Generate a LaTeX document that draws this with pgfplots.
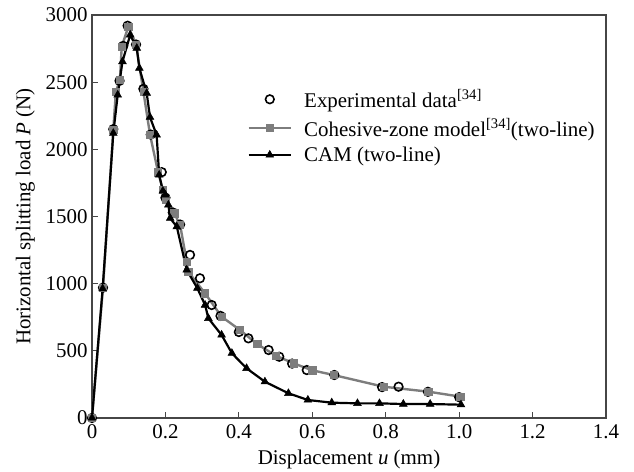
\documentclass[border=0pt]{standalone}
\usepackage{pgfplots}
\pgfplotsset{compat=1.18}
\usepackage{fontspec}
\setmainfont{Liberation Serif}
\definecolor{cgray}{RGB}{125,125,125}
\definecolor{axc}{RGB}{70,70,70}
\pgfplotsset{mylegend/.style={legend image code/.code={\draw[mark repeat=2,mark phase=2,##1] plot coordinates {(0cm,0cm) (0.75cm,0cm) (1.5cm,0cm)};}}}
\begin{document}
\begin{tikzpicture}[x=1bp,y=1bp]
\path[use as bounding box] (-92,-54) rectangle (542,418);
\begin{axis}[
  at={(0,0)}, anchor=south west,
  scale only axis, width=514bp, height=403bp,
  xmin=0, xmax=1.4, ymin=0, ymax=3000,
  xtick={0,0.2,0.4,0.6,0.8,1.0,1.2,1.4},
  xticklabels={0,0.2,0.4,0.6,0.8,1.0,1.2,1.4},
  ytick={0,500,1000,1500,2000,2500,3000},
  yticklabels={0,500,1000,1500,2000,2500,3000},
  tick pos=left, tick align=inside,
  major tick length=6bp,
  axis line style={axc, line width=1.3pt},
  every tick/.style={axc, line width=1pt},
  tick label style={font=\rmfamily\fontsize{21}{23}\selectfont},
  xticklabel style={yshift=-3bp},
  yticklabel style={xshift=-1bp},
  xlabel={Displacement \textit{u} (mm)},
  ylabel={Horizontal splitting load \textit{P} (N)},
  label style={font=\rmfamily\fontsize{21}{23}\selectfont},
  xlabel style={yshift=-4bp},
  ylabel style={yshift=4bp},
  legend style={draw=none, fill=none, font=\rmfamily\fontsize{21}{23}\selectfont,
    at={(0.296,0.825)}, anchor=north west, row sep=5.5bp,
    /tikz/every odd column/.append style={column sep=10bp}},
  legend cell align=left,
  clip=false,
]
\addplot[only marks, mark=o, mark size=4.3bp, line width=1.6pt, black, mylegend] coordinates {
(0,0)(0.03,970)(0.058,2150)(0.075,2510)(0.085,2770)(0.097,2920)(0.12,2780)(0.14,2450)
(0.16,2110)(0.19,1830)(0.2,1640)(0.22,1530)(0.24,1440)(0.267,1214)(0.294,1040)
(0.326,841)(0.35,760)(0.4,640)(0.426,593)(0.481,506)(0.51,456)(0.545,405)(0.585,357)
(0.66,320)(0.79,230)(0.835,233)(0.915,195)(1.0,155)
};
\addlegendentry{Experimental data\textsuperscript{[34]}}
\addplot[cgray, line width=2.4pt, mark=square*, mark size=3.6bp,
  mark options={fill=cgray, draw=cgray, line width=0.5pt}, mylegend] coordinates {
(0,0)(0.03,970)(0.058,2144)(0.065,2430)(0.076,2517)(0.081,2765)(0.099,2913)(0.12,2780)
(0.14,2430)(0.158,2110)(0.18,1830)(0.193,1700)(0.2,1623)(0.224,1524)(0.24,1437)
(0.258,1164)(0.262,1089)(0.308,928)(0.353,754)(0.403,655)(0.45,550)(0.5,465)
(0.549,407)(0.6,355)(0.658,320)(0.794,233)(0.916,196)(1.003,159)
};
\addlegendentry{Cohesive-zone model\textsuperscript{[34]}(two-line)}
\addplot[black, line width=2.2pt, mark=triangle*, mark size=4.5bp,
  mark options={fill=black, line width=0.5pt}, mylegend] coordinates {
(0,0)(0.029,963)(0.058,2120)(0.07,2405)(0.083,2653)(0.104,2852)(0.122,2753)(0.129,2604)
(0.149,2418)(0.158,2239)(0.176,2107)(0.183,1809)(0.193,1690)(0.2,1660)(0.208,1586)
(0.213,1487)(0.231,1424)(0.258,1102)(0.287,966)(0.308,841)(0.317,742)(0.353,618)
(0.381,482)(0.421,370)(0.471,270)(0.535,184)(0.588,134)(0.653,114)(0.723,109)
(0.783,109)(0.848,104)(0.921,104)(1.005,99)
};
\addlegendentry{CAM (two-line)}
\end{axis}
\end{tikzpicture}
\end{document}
* * * * * * *
◆ THE TASK: In the copy, include no pictures; restate the listing above exactly.

◆ SOLVED PROBLEM:
Generate a LaTeX document that draws this with pgfplots.
\documentclass[border=0pt]{standalone}
\usepackage{pgfplots}
\pgfplotsset{compat=1.18}
\usepackage{fontspec}
\setmainfont{Liberation Serif}
\definecolor{cgray}{RGB}{125,125,125}
\definecolor{axc}{RGB}{70,70,70}
\pgfplotsset{mylegend/.style={legend image code/.code={\draw[mark repeat=2,mark phase=2,##1] plot coordinates {(0cm,0cm) (0.75cm,0cm) (1.5cm,0cm)};}}}
\begin{document}
\begin{tikzpicture}[x=1bp,y=1bp]
\path[use as bounding box] (-92,-54) rectangle (542,418);
\begin{axis}[
  at={(0,0)}, anchor=south west,
  scale only axis, width=514bp, height=403bp,
  xmin=0, xmax=1.4, ymin=0, ymax=3000,
  xtick={0,0.2,0.4,0.6,0.8,1.0,1.2,1.4},
  xticklabels={0,0.2,0.4,0.6,0.8,1.0,1.2,1.4},
  ytick={0,500,1000,1500,2000,2500,3000},
  yticklabels={0,500,1000,1500,2000,2500,3000},
  tick pos=left, tick align=inside,
  major tick length=6bp,
  axis line style={axc, line width=1.3pt},
  every tick/.style={axc, line width=1pt},
  tick label style={font=\rmfamily\fontsize{21}{23}\selectfont},
  xticklabel style={yshift=-3bp},
  yticklabel style={xshift=-1bp},
  xlabel={Displacement \textit{u} (mm)},
  ylabel={Horizontal splitting load \textit{P} (N)},
  label style={font=\rmfamily\fontsize{21}{23}\selectfont},
  xlabel style={yshift=-4bp},
  ylabel style={yshift=4bp},
  legend style={draw=none, fill=none, font=\rmfamily\fontsize{21}{23}\selectfont,
    at={(0.296,0.825)}, anchor=north west, row sep=5.5bp,
    /tikz/every odd column/.append style={column sep=10bp}},
  legend cell align=left,
  clip=false,
]
\addplot[only marks, mark=o, mark size=4.3bp, line width=1.6pt, black, mylegend] coordinates {
(0,0)(0.03,970)(0.058,2150)(0.075,2510)(0.085,2770)(0.097,2920)(0.12,2780)(0.14,2450)
(0.16,2110)(0.19,1830)(0.2,1640)(0.22,1530)(0.24,1440)(0.267,1214)(0.294,1040)
(0.326,841)(0.35,760)(0.4,640)(0.426,593)(0.481,506)(0.51,456)(0.545,405)(0.585,357)
(0.66,320)(0.79,230)(0.835,233)(0.915,195)(1.0,155)
};
\addlegendentry{Experimental data\textsuperscript{[34]}}
\addplot[cgray, line width=2.4pt, mark=square*, mark size=3.6bp,
  mark options={fill=cgray, draw=cgray, line width=0.5pt}, mylegend] coordinates {
(0,0)(0.03,970)(0.058,2144)(0.065,2430)(0.076,2517)(0.081,2765)(0.099,2913)(0.12,2780)
(0.14,2430)(0.158,2110)(0.18,1830)(0.193,1700)(0.2,1623)(0.224,1524)(0.24,1437)
(0.258,1164)(0.262,1089)(0.308,928)(0.353,754)(0.403,655)(0.45,550)(0.5,465)
(0.549,407)(0.6,355)(0.658,320)(0.794,233)(0.916,196)(1.003,159)
};
\addlegendentry{Cohesive-zone model\textsuperscript{[34]}(two-line)}
\addplot[black, line width=2.2pt, mark=triangle*, mark size=4.5bp,
  mark options={fill=black, line width=0.5pt}, mylegend] coordinates {
(0,0)(0.029,963)(0.058,2120)(0.07,2405)(0.083,2653)(0.104,2852)(0.122,2753)(0.129,2604)
(0.149,2418)(0.158,2239)(0.176,2107)(0.183,1809)(0.193,1690)(0.2,1660)(0.208,1586)
(0.213,1487)(0.231,1424)(0.258,1102)(0.287,966)(0.308,841)(0.317,742)(0.353,618)
(0.381,482)(0.421,370)(0.471,270)(0.535,184)(0.588,134)(0.653,114)(0.723,109)
(0.783,109)(0.848,104)(0.921,104)(1.005,99)
};
\addlegendentry{CAM (two-line)}
\end{axis}
\end{tikzpicture}
\end{document}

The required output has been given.